Fulacht fia, Killoran, Co. Tipperary
Co. Tipperary |
Settlement Sites
At the base of a low glacial knoll in County Tipperary, a prehistoric cooking site lay completely invisible beneath the soil until construction work stripped away the topsoil and revealed it.
What emerged was a fulacht fia, a type of ancient outdoor cooking place found in great numbers across Ireland, typically dated to the Bronze Age. The basic principle involves heating stones in a fire, dropping them into a water-filled trough to bring it to the boil, and using that heat to cook meat or process other materials. Thousands of these sites survive across the island, often recognised only by the characteristic horseshoe-shaped mound of discarded, heat-shattered stone that accumulates beside the trough over repeated use.

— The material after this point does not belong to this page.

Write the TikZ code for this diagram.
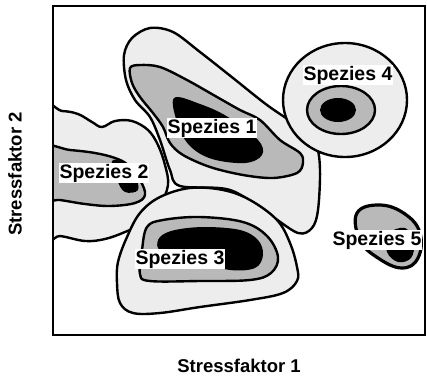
\documentclass[tikz,border=0pt]{standalone}
\usepackage{fontspec}
\setmainfont{Liberation Sans}
\usetikzlibrary{positioning}

\begin{document}
\begin{tikzpicture}[x=1pt, y=-1pt,
  zone/.style={draw, line width=2.4pt, fill=gray!14},
  dense/.style={draw, line width=2.4pt, fill=gray!55},
  core/.style={fill=black},
  spec/.style={fill=white, inner sep=1pt, font=\fontsize{19.5}{21}\selectfont\bfseries},
  axis/.style={font=\fontsize{18.5}{20}\selectfont\bfseries}]
\useasboundingbox (0,0) rectangle (427,378);
\begin{scope}
\clip (53,6) rectangle (425,335);
% Spezies 2
\draw[zone] plot[smooth cycle, tension=0.6] coordinates {(40,112) (62,111) (78,114) (92,122) (102,127) (115,121) (132,121) (148,130) (158,145) (165,165) (168,185) (160,205) (145,222) (125,232) (105,239) (85,241) (60,236) (40,236)};
% Spezies 1
\draw[zone] plot[smooth cycle, tension=0.55] coordinates {(150,28) (173,32) (200,52) (233,78) (267,105) (300,128) (316,145) (320,170) (318,210) (312,228) (298,233) (270,215) (230,190) (180,186) (170,170) (160,140) (150,117) (135,100) (126,80) (124,55) (132,38)};
% Spezies 3
\draw[zone] plot[smooth cycle, tension=0.6] coordinates {(117,283) (118,262) (127,237) (140,213) (160,197) (190,188) (223,190) (250,200) (277,220) (290,243) (297,267) (297,281) (283,293) (250,300) (200,307) (160,313) (133,313) (120,303)};
% Spezies 4
\draw[zone] (345,100) ellipse [x radius=62pt, y radius=57pt];
% dichte Bereiche
\draw[dense] plot[smooth cycle, tension=0.6] coordinates {(40,148) (70,150) (95,153) (115,158) (128,165) (140,180) (145,195) (135,203) (110,206) (85,204) (60,200) (40,198)};
\draw[dense] plot[smooth cycle, tension=0.55] coordinates {(130,68) (140,65) (160,67) (187,80) (217,97) (240,110) (260,120) (280,140) (300,153) (303,163) (297,173) (273,178) (243,175) (210,167) (183,155) (170,143) (163,127) (153,113) (140,97) (132,83)};
\draw[dense] plot[smooth cycle, tension=0.6] coordinates {(147,227) (163,220) (200,217) (243,222) (267,236) (278,257) (271,273) (250,280) (200,281) (150,281) (140,274) (142,250)};
\draw[dense] (341,110) ellipse [x radius=34pt, y radius=24pt];
\draw[dense, line width=3.2pt] plot[smooth cycle, tension=0.7] coordinates {(357,213) (380,205) (405,214) (420,233) (418,258) (402,268) (378,258) (360,240)};
% Kerne
\fill[core] plot[smooth cycle, tension=0.6] coordinates {(112,161) (125,163) (135,175) (138,190) (125,192) (117,180)};
\fill[core] plot[smooth cycle, tension=0.6] coordinates {(174,98) (200,104) (228,117) (258,140) (262,155) (245,163) (212,159) (190,146) (178,125)};
\fill[core] plot[smooth cycle, tension=0.6] coordinates {(160,237) (175,230) (205,227) (240,230) (258,240) (263,255) (255,268) (230,270) (200,262) (170,255) (158,248)};
\fill[core] (338,110) ellipse [x radius=18pt, y radius=12pt];
\fill[core] plot[smooth cycle, tension=0.6] coordinates {(388,234) (405,228) (414,242) (411,258) (398,262) (387,252)};
\end{scope}
\draw[line width=1.6pt] (53,6) rectangle (425,335);
\node[spec] (s1) at (212,128) {Spezies 1};
\node[spec] (s2) at (104,173) {Spezies 2};
\node[spec] (s3) at (180,259) {Spezies 3};
\node[spec] (s4) at (348,75) {Spezies 4};
\node[spec] (s5) at (377,240) {Spezies 5};
\node[axis] (ax1) at (239,366) {Stressfaktor 1};
\node[axis, rotate=90] (ax2) at (15,174) {Stressfaktor 2};
\end{tikzpicture}
\end{document}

The Killoran example fits the type closely but preserves its details with unusual precision. The trough itself was subcircular, measuring roughly 1.94 metres east to west and 1.76 metres north to south, and sunk to a depth of around half a metre into the ground. It had been back-filled with fire-cracked stone and charcoal, the accumulated debris of repeated heating and quenching cycles. Partly sealing this trough was a truncated horseshoe-shaped spread of burnt sandstone, silt, and charcoal, measuring approximately 9.5 metres by 8 metres and surviving to a depth of 0.13 metres. The fact that the spread was described as truncated suggests that some portion had already been lost before the site was recorded. The site sits at the foot of a north-facing slope, a placement consistent with the tendency of fulachta fiadh to be located near low-lying, potentially wet ground where water would have been readily accessible.